3. Attorney Fees on Appeal.

Attorney fees in a divorce proceeding may be awarded on financial need or against a party who unreasonably contributes to the length or expenses of the proceeding. Minn. Stat. § 518.14, subd. 1 (1996). In light of respondent's income from employment and the permanent maintenance award, an award of fees is not warranted based on need, nor do we find that the appeal was brought in bad faith. Therefore, we decline to award attorney fees.

Affirmed; motion for attorney fees denied.

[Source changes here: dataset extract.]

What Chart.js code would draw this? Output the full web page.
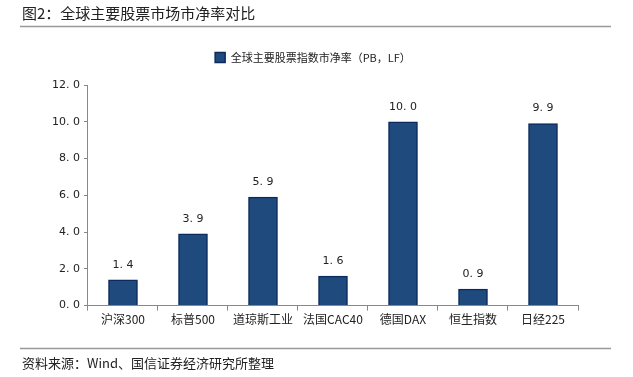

[1] Related to this contention, appellant adds arguments that (a) evidence in temporary relief proceedings showed that appellant's income at that time was much less than he earned in previous years; (b) the record shows that the previously high standard of living of the parties was crumbling by the end of the marriage; and (c) because the court observed in temporary relief proceedings that a permanent spousal maintenance award was not likely, the ultimate decision reflects the will of the court to punish appellant for his failure to attend trial proceedings.